_DATA PROVIDED_:
Begin
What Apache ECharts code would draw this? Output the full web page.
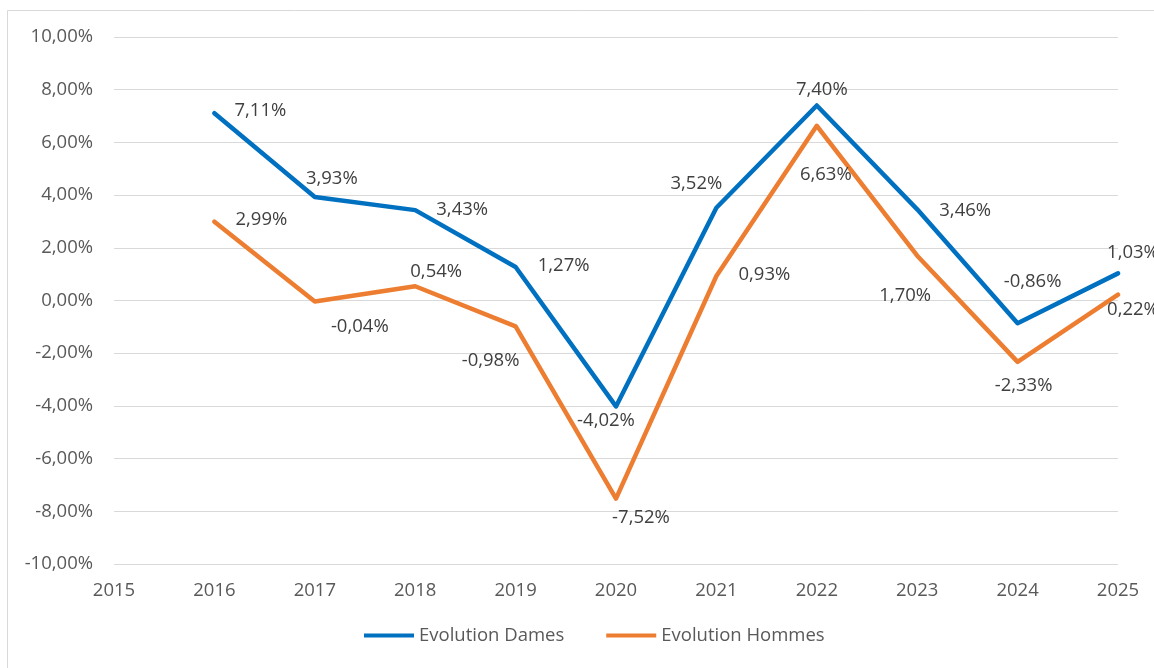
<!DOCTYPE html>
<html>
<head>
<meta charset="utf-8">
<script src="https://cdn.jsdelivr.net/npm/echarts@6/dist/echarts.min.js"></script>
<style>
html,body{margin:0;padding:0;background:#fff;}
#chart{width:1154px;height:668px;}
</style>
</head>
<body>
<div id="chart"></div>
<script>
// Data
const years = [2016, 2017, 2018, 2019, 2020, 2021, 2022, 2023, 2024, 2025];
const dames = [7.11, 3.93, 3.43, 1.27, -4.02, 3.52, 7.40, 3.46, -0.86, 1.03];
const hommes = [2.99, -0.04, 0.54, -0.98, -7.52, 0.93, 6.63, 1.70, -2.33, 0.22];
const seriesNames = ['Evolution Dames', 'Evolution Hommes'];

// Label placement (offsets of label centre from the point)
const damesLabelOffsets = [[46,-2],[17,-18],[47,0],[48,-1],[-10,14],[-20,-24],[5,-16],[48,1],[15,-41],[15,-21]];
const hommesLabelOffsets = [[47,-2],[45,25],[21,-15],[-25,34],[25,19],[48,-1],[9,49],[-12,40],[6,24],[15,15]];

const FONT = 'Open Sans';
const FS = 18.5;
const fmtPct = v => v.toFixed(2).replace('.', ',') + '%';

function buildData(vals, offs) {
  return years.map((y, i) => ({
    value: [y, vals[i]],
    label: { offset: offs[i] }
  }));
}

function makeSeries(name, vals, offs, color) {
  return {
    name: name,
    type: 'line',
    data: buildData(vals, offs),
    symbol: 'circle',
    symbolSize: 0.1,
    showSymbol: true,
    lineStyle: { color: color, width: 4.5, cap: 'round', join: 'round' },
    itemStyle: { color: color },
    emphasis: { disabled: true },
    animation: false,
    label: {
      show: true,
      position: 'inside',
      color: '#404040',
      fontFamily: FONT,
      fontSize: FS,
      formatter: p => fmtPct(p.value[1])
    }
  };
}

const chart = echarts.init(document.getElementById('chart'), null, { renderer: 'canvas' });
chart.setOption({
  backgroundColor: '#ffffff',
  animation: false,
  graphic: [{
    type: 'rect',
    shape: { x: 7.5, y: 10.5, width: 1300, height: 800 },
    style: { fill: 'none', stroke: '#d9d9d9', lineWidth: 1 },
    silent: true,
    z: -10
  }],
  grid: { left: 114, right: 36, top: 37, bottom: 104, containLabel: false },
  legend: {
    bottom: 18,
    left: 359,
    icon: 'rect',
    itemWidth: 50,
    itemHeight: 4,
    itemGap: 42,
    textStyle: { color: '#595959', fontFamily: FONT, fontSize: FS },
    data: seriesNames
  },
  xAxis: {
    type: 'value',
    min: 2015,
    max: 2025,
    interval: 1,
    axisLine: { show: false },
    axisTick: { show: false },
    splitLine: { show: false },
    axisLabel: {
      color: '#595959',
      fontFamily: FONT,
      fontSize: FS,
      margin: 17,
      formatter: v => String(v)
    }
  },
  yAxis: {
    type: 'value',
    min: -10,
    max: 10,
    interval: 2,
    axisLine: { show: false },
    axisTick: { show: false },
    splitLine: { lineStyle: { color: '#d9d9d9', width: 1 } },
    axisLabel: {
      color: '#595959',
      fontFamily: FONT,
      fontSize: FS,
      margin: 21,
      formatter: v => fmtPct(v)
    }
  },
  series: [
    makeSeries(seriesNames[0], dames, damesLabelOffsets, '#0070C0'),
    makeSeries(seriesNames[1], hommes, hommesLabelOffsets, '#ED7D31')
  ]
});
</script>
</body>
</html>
End
Begin
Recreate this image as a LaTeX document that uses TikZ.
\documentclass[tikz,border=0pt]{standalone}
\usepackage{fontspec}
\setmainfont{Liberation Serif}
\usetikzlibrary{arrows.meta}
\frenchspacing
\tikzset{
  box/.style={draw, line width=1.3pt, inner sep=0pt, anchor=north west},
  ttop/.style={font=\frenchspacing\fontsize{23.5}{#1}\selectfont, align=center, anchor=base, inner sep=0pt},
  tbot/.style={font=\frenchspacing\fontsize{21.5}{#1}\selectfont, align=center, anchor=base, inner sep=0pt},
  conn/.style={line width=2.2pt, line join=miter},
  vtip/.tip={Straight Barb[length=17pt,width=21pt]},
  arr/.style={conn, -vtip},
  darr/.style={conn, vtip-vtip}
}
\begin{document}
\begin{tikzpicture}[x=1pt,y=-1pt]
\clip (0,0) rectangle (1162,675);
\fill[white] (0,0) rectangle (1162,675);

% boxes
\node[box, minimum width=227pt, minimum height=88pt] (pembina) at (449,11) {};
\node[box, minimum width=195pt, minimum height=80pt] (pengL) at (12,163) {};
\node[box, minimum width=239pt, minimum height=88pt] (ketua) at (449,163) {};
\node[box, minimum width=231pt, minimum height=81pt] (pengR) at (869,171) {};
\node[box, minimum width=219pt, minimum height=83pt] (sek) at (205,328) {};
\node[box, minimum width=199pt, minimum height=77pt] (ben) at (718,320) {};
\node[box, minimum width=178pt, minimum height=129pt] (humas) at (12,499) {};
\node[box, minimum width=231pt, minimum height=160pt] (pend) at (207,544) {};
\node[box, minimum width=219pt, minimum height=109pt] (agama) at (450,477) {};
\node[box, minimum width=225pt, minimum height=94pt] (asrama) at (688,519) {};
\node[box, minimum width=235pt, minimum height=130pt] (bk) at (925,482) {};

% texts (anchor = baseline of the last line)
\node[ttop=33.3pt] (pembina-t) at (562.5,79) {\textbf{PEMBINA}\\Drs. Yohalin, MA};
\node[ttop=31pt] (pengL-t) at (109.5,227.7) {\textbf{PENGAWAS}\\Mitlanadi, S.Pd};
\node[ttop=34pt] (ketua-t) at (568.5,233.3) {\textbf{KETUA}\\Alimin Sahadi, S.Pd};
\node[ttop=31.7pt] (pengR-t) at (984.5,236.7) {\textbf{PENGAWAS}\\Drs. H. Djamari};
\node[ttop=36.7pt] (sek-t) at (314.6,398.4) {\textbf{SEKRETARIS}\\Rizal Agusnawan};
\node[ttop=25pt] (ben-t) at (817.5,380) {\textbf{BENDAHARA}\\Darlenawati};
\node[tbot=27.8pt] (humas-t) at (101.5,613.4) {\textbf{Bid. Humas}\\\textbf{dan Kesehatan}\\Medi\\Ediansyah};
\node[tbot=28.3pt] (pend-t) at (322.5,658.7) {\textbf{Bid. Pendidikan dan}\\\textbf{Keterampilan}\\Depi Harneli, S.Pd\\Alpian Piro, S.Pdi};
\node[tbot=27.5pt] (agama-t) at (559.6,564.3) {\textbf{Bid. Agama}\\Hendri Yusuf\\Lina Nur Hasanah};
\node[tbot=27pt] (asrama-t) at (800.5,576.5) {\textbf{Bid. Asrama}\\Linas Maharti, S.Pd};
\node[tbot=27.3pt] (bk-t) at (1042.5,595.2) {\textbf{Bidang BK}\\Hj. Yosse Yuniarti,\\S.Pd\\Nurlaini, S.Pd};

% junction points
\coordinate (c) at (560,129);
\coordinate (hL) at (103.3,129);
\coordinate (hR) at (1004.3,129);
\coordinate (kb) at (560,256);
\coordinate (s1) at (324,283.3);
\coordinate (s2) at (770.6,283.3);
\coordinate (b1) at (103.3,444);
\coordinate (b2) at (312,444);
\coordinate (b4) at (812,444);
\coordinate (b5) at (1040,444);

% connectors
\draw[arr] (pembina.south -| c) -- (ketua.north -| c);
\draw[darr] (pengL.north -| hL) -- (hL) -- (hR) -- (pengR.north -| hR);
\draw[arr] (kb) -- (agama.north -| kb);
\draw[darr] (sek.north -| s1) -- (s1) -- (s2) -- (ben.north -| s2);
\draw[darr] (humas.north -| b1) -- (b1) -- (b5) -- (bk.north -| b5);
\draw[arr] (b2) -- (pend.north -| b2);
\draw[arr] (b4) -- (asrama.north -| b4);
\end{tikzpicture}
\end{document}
End
_EXERCISE BRIEF_: Reproduce nothing but the lines from the one with "What Apache ECharts" to the one with "const fmtPct = v", both lines included, and keep every picture out of the copy.

_WRITTEN RESPONSE_:
What Apache ECharts code would draw this? Output the full web page.
<!DOCTYPE html>
<html>
<head>
<meta charset="utf-8">
<script src="https://cdn.jsdelivr.net/npm/echarts@6/dist/echarts.min.js"></script>
<style>
html,body{margin:0;padding:0;background:#fff;}
#chart{width:1154px;height:668px;}
</style>
</head>
<body>
<div id="chart"></div>
<script>
// Data
const years = [2016, 2017, 2018, 2019, 2020, 2021, 2022, 2023, 2024, 2025];
const dames = [7.11, 3.93, 3.43, 1.27, -4.02, 3.52, 7.40, 3.46, -0.86, 1.03];
const hommes = [2.99, -0.04, 0.54, -0.98, -7.52, 0.93, 6.63, 1.70, -2.33, 0.22];
const seriesNames = ['Evolution Dames', 'Evolution Hommes'];

// Label placement (offsets of label centre from the point)
const damesLabelOffsets = [[46,-2],[17,-18],[47,0],[48,-1],[-10,14],[-20,-24],[5,-16],[48,1],[15,-41],[15,-21]];
const hommesLabelOffsets = [[47,-2],[45,25],[21,-15],[-25,34],[25,19],[48,-1],[9,49],[-12,40],[6,24],[15,15]];

const FONT = 'Open Sans';
const FS = 18.5;
const fmtPct = v => v.toFixed(2).replace('.', ',') + '%';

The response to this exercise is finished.